Mârifeti tam bir irfan sahibi için yerinde olur ki, her mertebenin hükmünü diğerinden ayırd ede... Birinin hükmünü diğerine karıştırmaya...

Bu irfan sahiplerinin duymaları ve kelâmları lâkeyfi mertebeye bağlı olup ruhani telâkki ve ilka kabilindendir.

Bu harfler ve kelimeler ki, –o telâkki edilen manadan böyle tabir ederler– misâli suretler âlemindendir.

Onlar ki, harfleri ve kelimeleri Sübhan Allah'tan duyduklarını zannederler; iki fırkaya ayrılmışlardır.

Bir fırkaya mensub olanlar derler ki:

– Yaratılmış olarak duyulan bu kelimeler ve harfler kâdim olan nefsî kelâma delâlet eder.

Bunlar, hal olarak ikinci fırkadan daha iyidir.

İkinci fırka ise sözü, şânı büyük Hakkın kelâmına yorarlar. Duyulan tertipli harfleri ve kelimeleri ise, yüce Hakkın kelâmı bilirler. Bu arada, o yüce mukaddes Hakkın zatına lâyık olanla olmayanı ayırt etmezler.
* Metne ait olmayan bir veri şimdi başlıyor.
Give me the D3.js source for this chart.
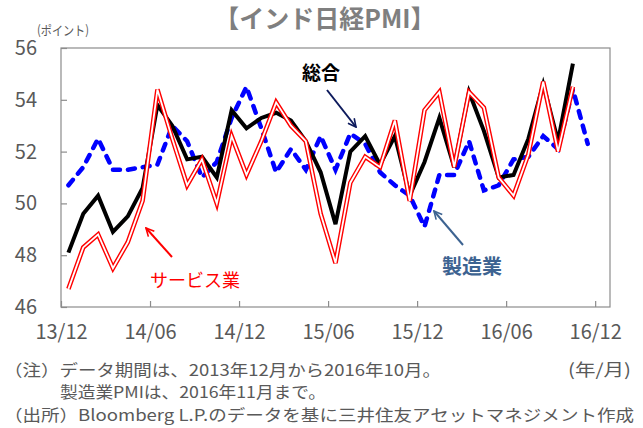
<!DOCTYPE html>
<html>
<head>
<meta charset="utf-8">
<script src="https://cdn.jsdelivr.net/npm/d3@7"></script>
<style>
  body { margin: 0; background: #fff; }
  svg { display: block; font-family: "Noto Sans CJK JP", "Noto Sans", sans-serif; }
</style>
</head>
<body>
<svg id="chart"></svg>
<script>
// India Nikkei PMI: composite, services, manufacturing (monthly, 2013/12 - 2016/11)

const W = 643, H = 428;

const months = d3.range(37); // 2013/12 ... 2016/12 category slots
const tickIdx = [0, 6, 12, 18, 24, 30, 36];
const tickLabels = ["13/12", "14/06", "14/12", "15/06", "15/12", "16/06", "16/12"];
const yTicks = [46, 48, 50, 52, 54, 56];

const composite = [48.1, 49.6, 50.3, 48.9, 49.5, 50.6, 53.8, 53.0, 51.7, 51.8, 51.0, 53.6,
    52.9, 53.3, 53.5, 53.2, 52.4, 51.2, 49.2, 52.0, 52.6, 51.5, 52.6, 50.3,
    51.6, 53.3, 51.4, 54.3, 52.8, 51.0, 51.1, 52.5, 54.6, 52.4, 55.4];
const services = [46.7, 48.3, 48.8, 47.5, 48.5, 50.1, 54.4, 52.5, 50.7, 51.7, 50.0, 52.6,
    51.1, 52.4, 53.9, 53.0, 52.4, 49.6, 47.7, 50.8, 51.8, 51.4, 53.2, 50.1,
    53.6, 54.3, 51.4, 54.3, 53.7, 51.0, 50.3, 51.9, 54.7, 52.0, 54.5];
const manufacturing = [50.7, 51.4, 52.5, 51.3, 51.3, 51.4, 51.5, 53.0, 52.4, 51.0, 51.6, 53.3,
    54.5, 52.9, 51.2, 52.1, 51.3, 52.6, 51.3, 52.7, 52.3, 51.2, 50.7, 50.3,
    49.1, 51.1, 51.1, 52.4, 50.5, 50.7, 51.7, 51.8, 52.6, 52.1, 54.4, 52.3];

const svg = d3.select("#chart").attr("width", W).attr("height", H);

const plot = { left: 61, right: 610, top: 48, bottom: 307 };

const x = d3.scaleLinear().domain([0, months.length]).range([plot.left, plot.right]);
const y = d3.scaleLinear().domain([46, 56]).range([plot.bottom, plot.top]);

const grey = "#595959";

// frame
svg.append("rect")
    .attr("x", plot.left).attr("y", plot.top)
    .attr("width", plot.right - plot.left).attr("height", plot.bottom - plot.top)
    .attr("fill", "none").attr("stroke", "#8c8c8c").attr("stroke-width", 1.2);

const yAxis = d3.axisLeft(y).tickValues(yTicks).tickSizeInner(-6).tickSizeOuter(0).tickPadding(24);
const gy = svg.append("g").attr("transform", `translate(${plot.left},0)`).call(yAxis);

const xAxis = d3.axisBottom(x).tickValues(tickIdx)
    .tickFormat((d, i) => tickLabels[i])
    .tickSizeInner(-6).tickSizeOuter(0).tickPadding(18);
const gx = svg.append("g").attr("transform", `translate(0,${plot.bottom})`).call(xAxis);

[gx, gy].forEach(g => {
    g.select(".domain").remove();
    g.selectAll(".tick line").attr("stroke", "#8c8c8c").attr("stroke-width", 1.2);
    g.selectAll(".tick text")
        .attr("fill", grey)
        .attr("font-size", "20px")
        .attr("font-family", "'Noto Sans CJK JP', sans-serif");
});

const line = d3.line()
    .x((d, i) => x(i + 0.5))
    .y(d => y(d));

// manufacturing (blue dashed)
svg.append("path")
    .datum(manufacturing)
    .attr("fill", "none")
    .attr("stroke", "#0000ff")
    .attr("stroke-width", 4.5)
    .attr("stroke-dasharray", "7,8")
    .attr("stroke-linecap", "round")
    .attr("d", line);

// composite (black)
svg.append("path")
    .datum(composite)
    .attr("fill", "none")
    .attr("stroke", "#000")
    .attr("stroke-width", 4)
    .attr("d", line);

// services (red double line)
svg.append("path")
    .datum(services)
    .attr("fill", "none")
    .attr("stroke", "#ff0000")
    .attr("stroke-width", 4.6)
    .attr("d", line);
svg.append("path")
    .datum(services)
    .attr("fill", "none")
    .attr("stroke", "#fff")
    .attr("stroke-width", 1.8)
    .attr("d", line);

// titles and labels
svg.append("text")
    .attr("x", 325).attr("y", 28)
    .attr("text-anchor", "middle")
    .attr("font-size", "25px").attr("font-weight", "bold")
    .attr("fill", "#7f7f7f")
    .text("【インド日経PMI】");

svg.append("text")
    .attr("x", 37).attr("y", 35)
    .attr("font-size", "13px").attr("fill", grey)
    .attr("textLength", 52).attr("lengthAdjust", "spacingAndGlyphs")
    .text("(ポイント)");

svg.append("text")
    .attr("x", 568).attr("y", 376)
    .attr("font-size", "17px").attr("fill", grey)
    .attr("textLength", 63).attr("lengthAdjust", "spacingAndGlyphs")
    .text("(年/月)");

const notes = [
    { x: 4, y: 376, t: "（注）データ期間は、2013年12月から2016年10月。", w: 437 },
    { x: 60, y: 398, t: "製造業PMIは、2016年11月まで。", w: 266 },
    { x: 4, y: 421, t: "（出所）Bloomberg L.P.のデータを基に三井住友アセットマネジメント作成", w: 630 }
];
svg.selectAll(".note").data(notes).join("text")
    .attr("class", "note")
    .attr("x", d => d.x).attr("y", d => d.y)
    .attr("font-size", "16px").attr("fill", grey)
    .attr("textLength", d => d.w).attr("lengthAdjust", "spacingAndGlyphs")
    .text(d => d.t);

// annotations
const defs = svg.append("defs");
function arrowHead(id, color) {
    defs.append("marker")
        .attr("id", id)
        .attr("viewBox", "0 0 10 10")
        .attr("refX", 9).attr("refY", 5)
        .attr("markerWidth", 5).attr("markerHeight", 5)
        .attr("markerUnits", "strokeWidth")
        .attr("orient", "auto")
        .append("path")
        .attr("d", "M1,1 L9,5 L1,9")
        .attr("fill", "none").attr("stroke", color).attr("stroke-width", 1.6);
}
arrowHead("a-black", "#0d1a5c");
arrowHead("a-red", "#ff0000");
arrowHead("a-blue", "#3d6391");

const notesArrows = [
    { x1: 327, y1: 90, x2: 356, y2: 127, c: "#0d1a5c", m: "a-black" },
    { x1: 172, y1: 257, x2: 146, y2: 228, c: "#ff0000", m: "a-red" },
    { x1: 463, y1: 245, x2: 434, y2: 211, c: "#3d6391", m: "a-blue" }
];
svg.selectAll(".arr").data(notesArrows).join("line")
    .attr("class", "arr")
    .attr("x1", d => d.x1).attr("y1", d => d.y1)
    .attr("x2", d => d.x2).attr("y2", d => d.y2)
    .attr("stroke", d => d.c).attr("stroke-width", 2)
    .attr("marker-end", d => `url(#${d.m})`);

svg.append("text")
    .attr("x", 302).attr("y", 80)
    .attr("font-size", "19px").attr("font-weight", "bold")
    .attr("fill", "#000")
    .text("総合");

svg.append("text")
    .attr("x", 150).attr("y", 287)
    .attr("font-size", "18px")
    .attr("fill", "#ff0000")
    .text("サービス業");

svg.append("text")
    .attr("x", 442).attr("y", 274)
    .attr("font-size", "20px").attr("font-weight", "bold")
    .attr("fill", "#3d6391")
    .text("製造業");
</script>
</body>
</html>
Bunlar cahil ve battal kimselerdir. Sübhan Hak için câiz olanla olmayanı bilmezler.

Bir âyet-i kerime meali:

– "Sübhansın, bize öğrettiğinden başka bildiğimiz yoktur. Sen Âlim, Hakim'sin..."(2/32)

Salât ü selâm, Hayrü'l-beşer Resulullah'a ve onun âline ve pek temiz ashâbına.